Part of the answer lies in Secure Remote Access. Part of it lies in trust between you and the end user (who by the way is your customer, if you haven’t figured that out).
As part of Automation Fair Rockwell Automation sponsored a “Global OEM/Machine Builder Forum”. Cisco participated in that, via Jeff Reed, VP Product Management, Unified Access Business Unit. I am not in any way summarizing that Forum, but there were 8 different machine builders on the panel. And when asked what they saw as their priorities, they responded:
Service and Support
Safety and Training
They all reinforced that the single biggest challenge was to get IT on the same page.
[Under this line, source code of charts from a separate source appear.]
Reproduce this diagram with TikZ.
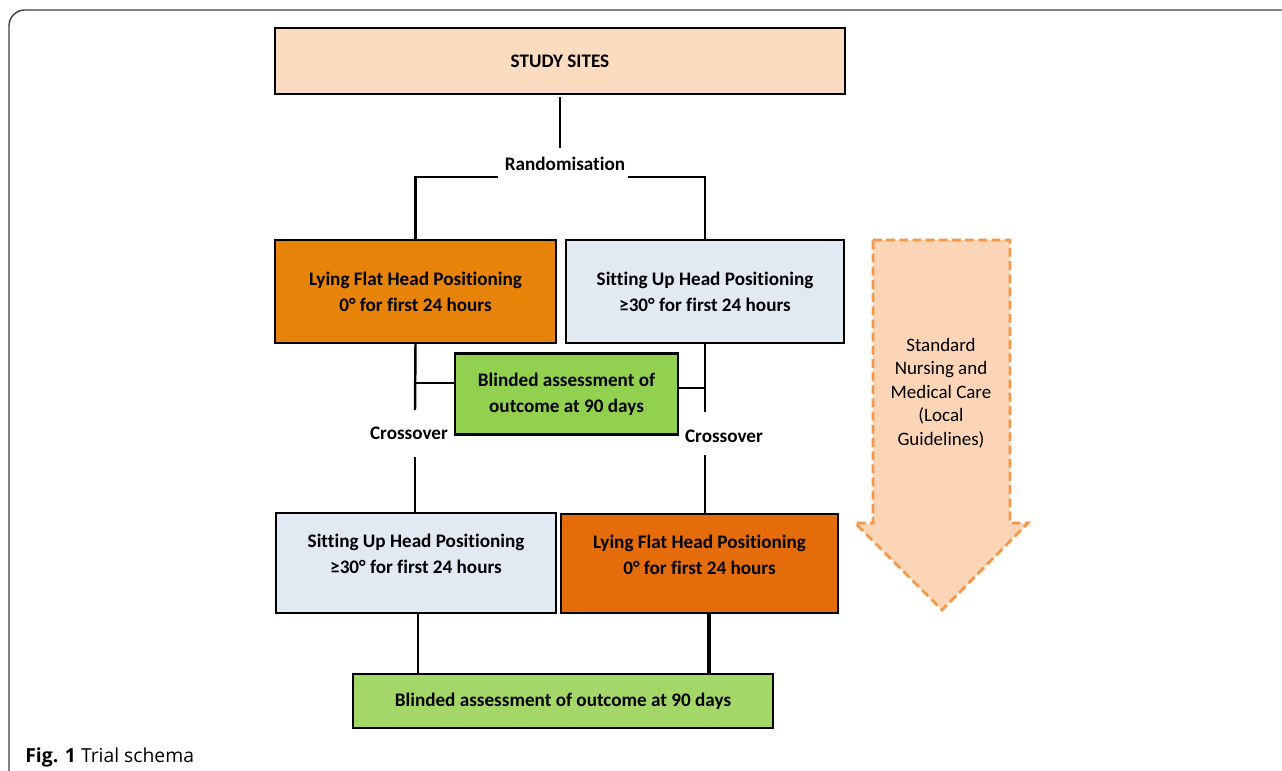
\documentclass[tikz,border=0pt]{standalone}
\usepackage{fontspec}
\setmainfont{Carlito}[Ligatures=NoCommon]
\newfontfamily\capfont{Open Sans}
\usepackage{tikz}

\definecolor{sitefill}{HTML}{FBDCC0}
\definecolor{lieone}{HTML}{E8830A}
\definecolor{lietwo}{HTML}{E46C0A}
\definecolor{sitfill}{HTML}{E1E9F3}
\definecolor{blindone}{HTML}{92D050}
\definecolor{blindtwo}{HTML}{A3D768}
\definecolor{carefill}{HTML}{FBD5B5}
\definecolor{careline}{HTML}{F79646}

\begin{document}
\begin{tikzpicture}[x=0.02cm,y=-0.02cm]
\tikzstyle{every node}+=[inner sep=0pt]
\tikzstyle{box}=[draw=black, line width=1.4pt, rectangle, align=center,
  font=\fontsize{10.9}{14.8}\selectfont\bfseries]
\tikzstyle{lbl}=[font=\fontsize{10.9}{14.8}\selectfont\bfseries]
\tikzstyle{link}=[black, line width=1.4pt]
\useasboundingbox (0,0) rectangle (1282,771);
\clip (0,0) rectangle (1282,771);
% frame
\draw [black!75, line width=0.8pt, rounded corners=9pt] (1300,10) -- (9,10) -- (9,790);
% boxes
\node [box, fill=sitefill, minimum width=11.4cm, minimum height=1.32cm] (sites) at (560,61) {STUDY SITES};
\node [lbl] (rand) at (565,164) {Randomisation};
\node [box, fill=lieone, minimum width=5.62cm, minimum height=2.06cm] (lie1) at (415.5,291.5)
  {Lying Flat Head Positioning\\0° for first 24 hours};
\node [box, fill=sitfill, minimum width=5.56cm, minimum height=2.06cm] (sit1) at (705,291.5)
  {Sitting Up Head Positioning\\≥30° for first 24 hours};
\node [box, fill=blindone, minimum width=4.46cm, minimum height=1.62cm] (blind1) at (566.5,394)
  {Blinded assessment of\\outcome at 90 days};
\node [lbl] (crossL) at (409,433) {Crossover};
\node [lbl] (crossR) at (724,436) {Crossover};
\node [box, fill=sitfill, minimum width=5.6cm, minimum height=2.0cm, text depth=10pt] (sit2) at (416,563)
  {Sitting Up Head Positioning\\≥30° for first 24 hours};
\node [box, fill=lietwo, minimum width=5.54cm, minimum height=1.98cm, text depth=10pt] (lie2) at (699.5,563.5)
  {Lying Flat Head Positioning\\0° for first 24 hours};
\node [box, fill=blindtwo, minimum width=8.4cm, minimum height=1.08cm] (blind2) at (563,701)
  {Blinded assessment of outcome at 90 days};
% connectors
\coordinate (rL) at (498,177);
\coordinate (rR) at (628,177);
\coordinate (jL) at (415,383);
\coordinate (jR) at (705,388);
\coordinate (xL1) at (415,410);
\coordinate (xR1) at (705,412);
\coordinate (xL2) at (415,457);
\coordinate (xR2) at (705,455);
\draw [link] (560,97) -- (560,148);
\draw [link] (rL) -| (lie1.north);
\draw [link] (rR) -| (sit1.north);
\draw [link] (lie1.south) -- (xL1);
\draw [link] (sit1.south) -- (xR1);
\draw [link] (jL) -- (jL -| blind1.west);
\draw [link] (jR) -- (jR -| blind1.east);
\draw [link] (xL2) -- (xL2 |- sit2.north);
\draw [link] (xR2) -- (xR2 |- lie2.north);
\draw [link] (418,613) -- (418,674);
\draw [black, line width=2pt] (709,613) -- (709,674);
% care arrow
\draw [careline, fill=carefill, line width=1.6pt, dash pattern=on 5pt off 2.5pt]
  (873,240) -- (1010,240) -- (1010,523) -- (1028,523) -- (942,610) -- (855,523) -- (873,523) -- cycle;
\node [align=center, font=\fontsize{10.8}{13.4}\selectfont] (care) at (941,393)
  {Standard\\Nursing and\\Medical Care\\(Local\\Guidelines)};
% caption
\node [anchor=base west, font=\capfont\fontsize{11}{13}\selectfont] (cap) at (25,762)
  {\textbf{Fig. 1} Trial schema};
\end{tikzpicture}
\end{document}
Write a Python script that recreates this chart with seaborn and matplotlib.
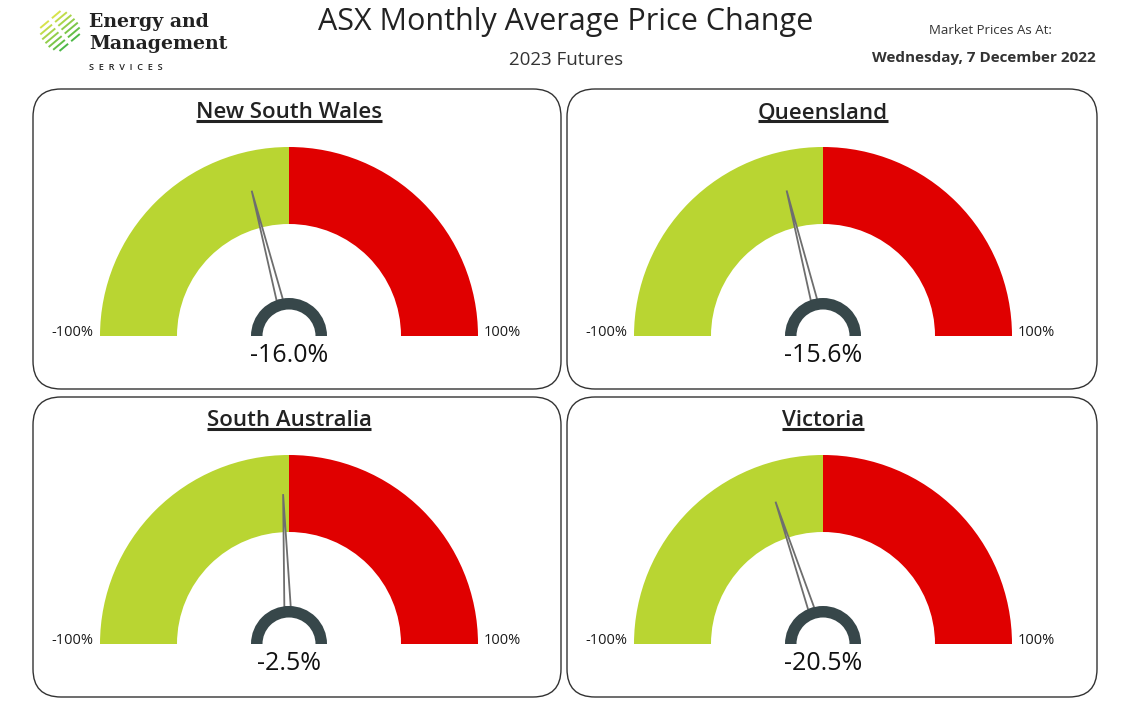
import numpy as np
import matplotlib.pyplot as plt
import seaborn as sns
from matplotlib.patches import Wedge, FancyBboxPatch, Polygon

# gauge data
regions = ["New South Wales", "Queensland", "South Australia", "Victoria"]
changes = [-16.0, -15.6, -2.5, -20.5]
scale_min = -100
scale_max = 100
min_label = "-100%"
max_label = "100%"

title = "ASX Monthly Average Price Change"
subtitle = "2023 Futures"
asat_label = "Market Prices As At:"
asat_date = "Wednesday, 7 December 2022"

sns.set_theme(style="white")
plt.rcParams['font.family'] = ['Open Sans', 'DejaVu Sans']

green, red = "#B9D532", "#E00000"
hub_col = "#37474A"
needle_col = "#6E6E6E"
W, H = 1135, 719

fig = plt.figure(figsize=(W / 100, H / 100), dpi=100)
ax = fig.add_axes([0, 0, 1, 1])
ax.set_xlim(0, W)
ax.set_ylim(H, 0)
ax.axis("off")

# header
ax.text(566, 22, title, ha="center", va="center", fontsize=22, color="#222222")
ax.text(566, 60, subtitle, ha="center", va="center", fontsize=13.5, color="#333333")
ax.text(990, 31, asat_label, ha="center", va="center", fontsize=9.5, color="#333333")
ax.text(984, 58, asat_date, ha="center", va="center", fontsize=11, fontweight="bold", color="#333333")

# logo
stripe_cols = sns.blend_palette(["#4DB848", "#D7E34B"], 7)
for i, c in enumerate(stripe_cols):
    off = (i - 3) * 5.0
    for a, b in [(-19, -2), (2, 19)]:
        t = np.array([a, b])
        half = np.sqrt(max(20 ** 2 - off ** 2, 0))
        t = np.clip(t, -half, half)
        xs = 60 + t * np.cos(np.radians(40)) - off * np.sin(np.radians(40))
        ys = 31 - t * np.sin(np.radians(40)) - off * np.cos(np.radians(40))
        ax.plot(xs, ys, color=c, lw=1.4, solid_capstyle="butt")
ax.text(89, 22, "Energy and", ha="left", va="center", fontsize=13.6, fontweight="bold",
        family="DejaVu Serif", color="#222222")
ax.text(89, 44, "Management", ha="left", va="center", fontsize=13.6, fontweight="bold",
        family="DejaVu Serif", color="#222222")
ax.text(89, 68, "S  E  R  V  I  C  E  S", ha="left", va="center", fontsize=6.6,
        fontweight="semibold", color="#222222")

renderer = fig.canvas.get_renderer()
r_out, r_in = 189, 112
span = scale_max - scale_min

for k, (name, val) in enumerate(zip(regions, changes)):
    col, row = k % 2, k // 2
    x0 = [33, 567][col]
    y0 = 89 + row * 308
    pw = [528, 530][col]
    ax.add_patch(FancyBboxPatch((x0, y0), pw, 300, boxstyle="round,pad=0,rounding_size=28",
                                fc="white", ec="#333333", lw=1.0))
    cx, cy = x0 + 256, y0 + 247

    # bands: y axis is inverted so the upper half is 180..360
    ax.add_patch(Wedge((cx, cy), r_out, 180, 270, width=r_out - r_in, fc=green, ec="none"))
    ax.add_patch(Wedge((cx, cy), r_out, 270, 360, width=r_out - r_in, fc=red, ec="none"))

    # needle
    th = np.radians(180 + (val - scale_min) / span * 180)
    ux, uy = np.cos(th), np.sin(th)
    px, py = -uy, ux
    tip = (cx + 150 * ux, cy + 150 * uy)
    b1 = (cx + 37 * ux + 3.2 * px, cy + 37 * uy + 3.2 * py)
    b2 = (cx + 37 * ux - 3.2 * px, cy + 37 * uy - 3.2 * py)
    ax.add_patch(Polygon([tip, b1, b2], closed=True, fc="white", ec=needle_col, lw=1.3))

    # hub
    ax.add_patch(Wedge((cx, cy), 38, 180, 360, width=11.5, fc=hub_col, ec="none"))

    ax.text(cx - 196, cy - 4, min_label, ha="right", va="center", fontsize=10.5, color="#1a1a1a")
    ax.text(cx + 195, cy - 4, max_label, ha="left", va="center", fontsize=10.5, color="#1a1a1a")
    ax.text(cx, cy + 19, f"{val:.1f}%", ha="center", va="center", fontsize=18, color="#111111")

    t = ax.text(cx, y0 + 23.5, name, ha="center", va="center", fontsize=16,
                fontweight="semibold", color="#222222")
    bb = t.get_window_extent(renderer)
    ax.plot([bb.x0, bb.x1], [y0 + 32, y0 + 32], color="#222222", lw=2.2, solid_capstyle="butt")

fig.savefig("out.png", dpi=100, facecolor="white")
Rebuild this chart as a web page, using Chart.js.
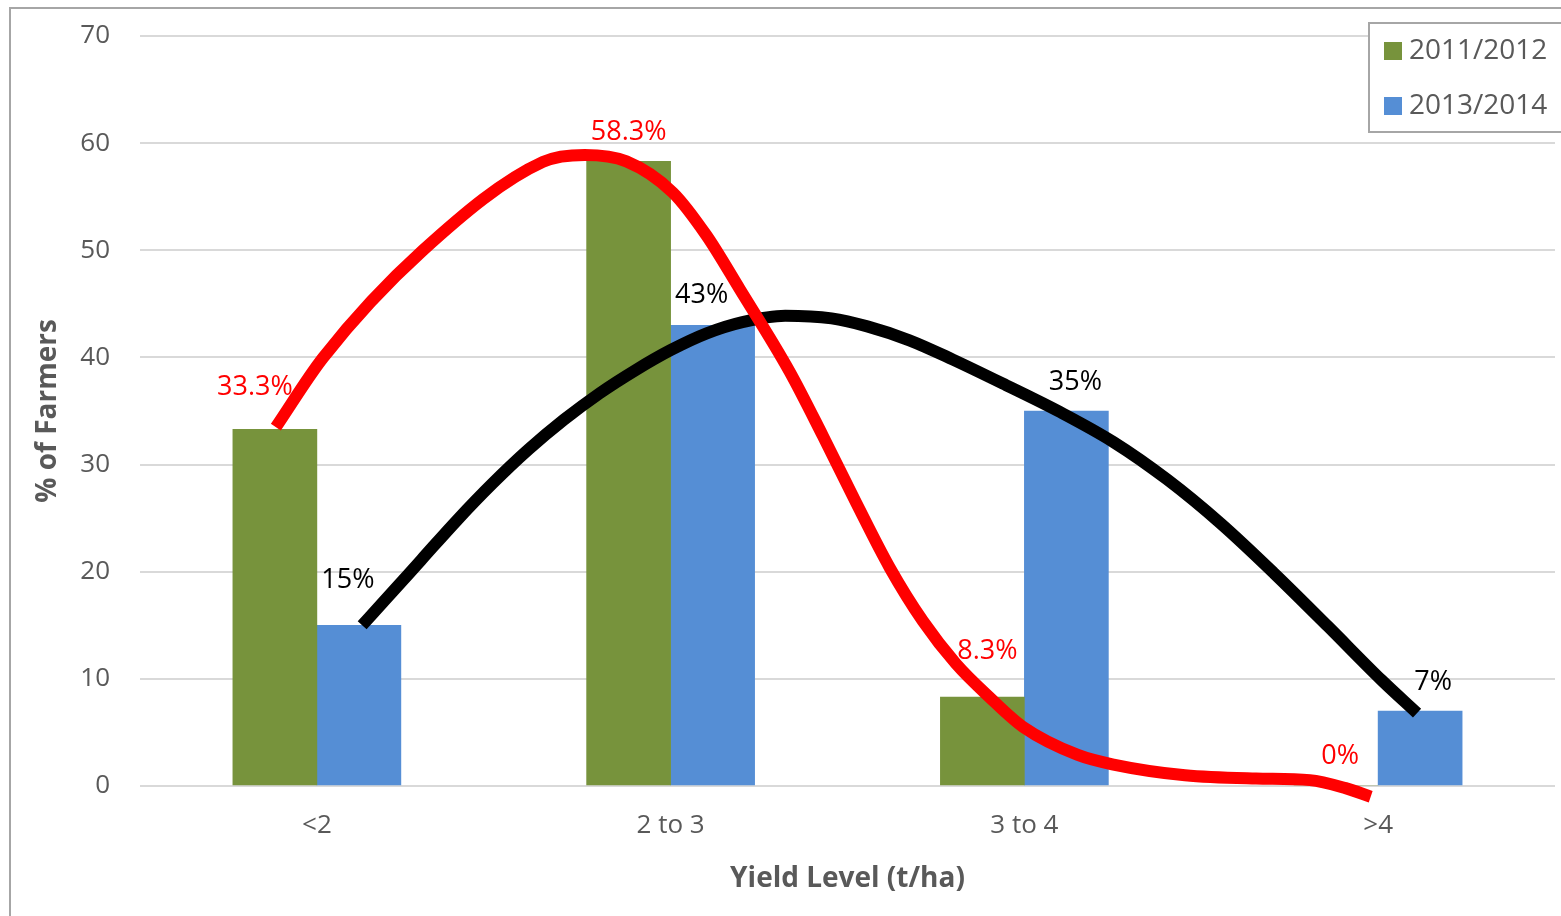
<!DOCTYPE html>
<html>
<head>
<meta charset="utf-8">
<script src="https://cdn.jsdelivr.net/npm/chart.js@4.4.1/dist/chart.umd.min.js"></script>
<style>
  html, body { margin: 0; padding: 0; background: #fff; overflow: hidden; }
  #frame { position: absolute; left: 9px; top: 7px; width: 1700px; height: 1000px;
           border-left: 2px solid #a6a6a6; border-top: 2px solid #a6a6a6; }
  #c { position: absolute; left: 0; top: 0; }
</style>
</head>
<body>
<div id="frame"></div>
<canvas id="c" width="1561" height="916"></canvas>
<script>
// Yield classes and share of farmers in each (%)
const categories = ['<2', '2 to 3', '3 to 4', '>4'];
const seriesNames = ['2011/2012', '2013/2014'];
const values2011 = [33.3, 58.3, 8.3, 0];
const values2013 = [15, 43, 35, 7];
const labels2011 = ['33.3%', '58.3%', '8.3%', '0%'];
const labels2013 = ['15%', '43%', '35%', '7%'];
const yTicks = [0, 10, 20, 30, 40, 50, 60, 70];

// Freehand trend curves: [category position, percent]
const trend2011 = [
  [-0.116, 33.5], [0.018, 40.0], [0.300, 50.0], [0.639, 58.25], [0.757, 58.9],
  [0.875, 58.3], [1.006, 55.4], [1.101, 51.4], [1.195, 46.4], [1.336, 38.7],
  [1.430, 32.7], [1.525, 26.4], [1.619, 20.4], [1.713, 15.4], [1.807, 11.4],
  [1.901, 8.3], [1.997, 5.5], [2.151, 2.9], [2.252, 2.0], [2.454, 1.0],
  [2.655, 0.7], [2.807, 0.55], [2.908, -0.2], [2.979, -1.0]
];
const trend2013 = [
  [0.128, 15.0], [0.194, 17.4], [0.295, 21.1], [0.396, 24.8], [0.497, 28.25],
  [0.598, 31.4], [0.699, 34.2], [0.799, 36.65], [0.900, 38.8], [1.001, 40.7],
  [1.102, 42.25], [1.203, 43.3], [1.324, 43.9], [1.455, 43.65], [1.556, 42.9],
  [1.675, 41.6], [1.798, 39.8], [1.949, 37.4], [2.101, 34.9], [2.252, 32.1],
  [2.404, 28.6], [2.555, 24.5], [2.706, 19.85], [2.858, 14.9], [3.009, 9.9],
  [3.110, 6.8]
];

const GREEN = '#77933c', BLUE = '#558ed5', TEXT = '#595959';
const FONT = "'Open Sans', sans-serif";

// Value labels above the bars (nudged clear of the curves)
const labelShift = [
  [[-20, -42], [0, -29], [5, -46], [4, -30]],
  [[-11, -45], [-11, -30], [9, -29], [13, -29]]
];
const labelColors = ['#ff0000', '#000000'];
const labelTexts = [labels2011, labels2013];

const valueLabels = {
  id: 'valueLabels',
  afterDatasetsDraw(chart) {
    const ctx = chart.ctx;
    ctx.save();
    ctx.font = "27px " + FONT;
    ctx.textAlign = 'center';
    ctx.textBaseline = 'middle';
    [2, 3].forEach((di, s) => {
      const meta = chart.getDatasetMeta(di);
      meta.data.forEach((bar, i) => {
        const [dx, dy] = labelShift[s][i];
        ctx.fillStyle = labelColors[s];
        ctx.fillText(labelTexts[s][i], bar.x + dx, bar.y + dy);
      });
    });
    ctx.restore();
  }
};

const boxLegend = {
  id: 'boxLegend',
  afterDraw(chart) {
    const ctx = chart.ctx;
    ctx.save();
    ctx.fillStyle = '#fff';
    ctx.fillRect(1369, 23, 260, 109);
    ctx.strokeStyle = '#a6a6a6';
    ctx.lineWidth = 2;
    ctx.strokeRect(1369, 23, 260, 109);
    ctx.font = "28px " + FONT;
    ctx.textAlign = 'left';
    ctx.textBaseline = 'middle';
    const colors = [GREEN, BLUE];
    seriesNames.forEach((name, i) => {
      const cy = 51 + i * 55;
      ctx.fillStyle = colors[i];
      ctx.fillRect(1384, cy - 9, 18, 18);
      ctx.fillStyle = TEXT;
      ctx.fillText(name, 1409, cy);
    });
    ctx.restore();
  }
};

const toPts = arr => arr.map(([x, y]) => ({ x, y }));
const toBars = arr => arr.map((y, x) => ({ x, y }));

new Chart(document.getElementById('c'), {
  type: 'bar',
  data: {
    datasets: [
      {
        type: 'line', label: 'trend ' + seriesNames[0], data: toPts(trend2011),
        borderColor: '#ff0000', borderWidth: 12, cubicInterpolationMode: 'monotone',
        pointRadius: 0, borderCapStyle: 'butt', borderJoinStyle: 'round', clip: false, order: 0
      },
      {
        type: 'line', label: 'trend ' + seriesNames[1], data: toPts(trend2013),
        borderColor: '#000000', borderWidth: 12, cubicInterpolationMode: 'monotone',
        pointRadius: 0, borderCapStyle: 'butt', borderJoinStyle: 'round', clip: false, order: 0
      },
      {
        label: seriesNames[0], data: toBars(values2011), backgroundColor: GREEN,
        barThickness: 84, order: 1
      },
      {
        label: seriesNames[1], data: toBars(values2013), backgroundColor: BLUE,
        barThickness: 84, order: 1
      }
    ]
  },
  options: {
    responsive: false,
    animation: false,
    layout: { padding: { top: 36, right: 6, left: 0, bottom: 0 } },
    plugins: { legend: { display: false }, tooltip: { enabled: false } },
    scales: {
      x: {
        type: 'linear', min: -0.5, max: 3.5, offset: false,
        afterBuildTicks(ax) { ax.ticks = categories.map((_, i) => ({ value: i })); },
        grid: { display: false, drawTicks: false },
        border: { display: false },
        ticks: {
          color: TEXT, font: { family: FONT, size: 26 }, padding: 24,
          callback: v => categories[v]
        },
        title: {
          display: true, text: 'Yield Level (t/ha)', color: TEXT,
          font: { family: FONT, size: 28, weight: 'bold' }, padding: { top: 20, bottom: 20 }
        },
        afterFit(ax) { ax.height = 130; ax.paddingLeft = 0; ax.paddingRight = 0; }
      },
      y: {
        min: 0, max: 70,
        afterBuildTicks(ax) { ax.ticks = yTicks.map(v => ({ value: v })); },
        grid: { color: '#d9d9d9', lineWidth: 2, drawTicks: false },
        border: { display: false },
        ticks: { color: TEXT, font: { family: FONT, size: 26 }, padding: 30 },
        title: {
          display: true, text: '% of Farmers', color: TEXT,
          font: { family: FONT, size: 28, weight: 'bold' }, padding: { top: 31, bottom: 31 }
        },
        afterFit(ax) { ax.width = 140; ax.paddingTop = 0; ax.paddingBottom = 0; }
      }
    }
  },
  plugins: [valueLabels, boxLegend]
});
</script>
</body>
</html>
To understand the business value of secure remote access.
That tells me we have some education to do.
Lets start here: Secure (means you know who is on the network and when and what they do) Remote (means they are not physically on site or in your plant) Access (means they are on your network – that implies trust on mutual parts). “They” can be a trusted employee, a trusted partner, a trusted vendor.
From a machine builder perspective the more diagnostics you can get from the machine, the more you can help your end user (think of Services revenue). You can also upgrade the machine, should the user elect to allow you. Without sending an engineer.
From an end user perspective you gain efficiency, performance, and you still control who is there. And if you give them access, you control what they get access to. And if you elect, you can let your machine builder upgrade your machine either at their request or yours.
It is all about cost efficient productivity. You can choose tomorrow or the past. Today is already gone.